A small compact hand held device with a smart card can a reasonable device only if it can be used by a majority of the population. But the majority of the population is semi-literate or illiterate. The act of taking IT to the masses would be a myth if leave this large segment of our population out of its reach. Localization of language does not solve this problem: English script and Kannada script are the same for an illiterate.

We got around this by making the Simputer talk. We have developed a text to speech synthesiser (TTS) that can take a text in either Hindi or Kannada and outputs synthesised speech. On the other hand, the user has a touch sensitive screen driven by mostly icons. Also, every icon can potentially speak back via a TTS or a voice over (VO). This establishes a complete loop: visually select icons, and receive feedback for the act of selection using TTS/VO.

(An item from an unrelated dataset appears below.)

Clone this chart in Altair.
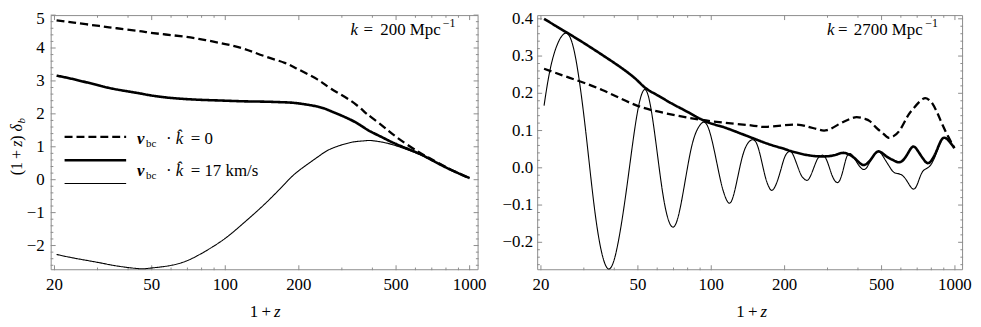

Thus, use of simple icons to be selected by pointing with a stylus and text-to-speech output in the local language are the two primary means of communication. Text entry is to be through a soft-keyboard and by a novel system of character input called tap-a-tap. The user is not expected to be familiar with the currently widespread user interface paradigm (windows, slide bars and pull-down menus). The notion of opening and closing various applications for various purposes (editors, browsers, mailer etc.) and maintaining several windows are also complicated for the naive user.

The Simputer presents a uniform user interface to its user by way of a browser called imli that renders the Information Markup Language (IML). IML is an XML based language, designed by us, specific to hand held devices like the Simputer.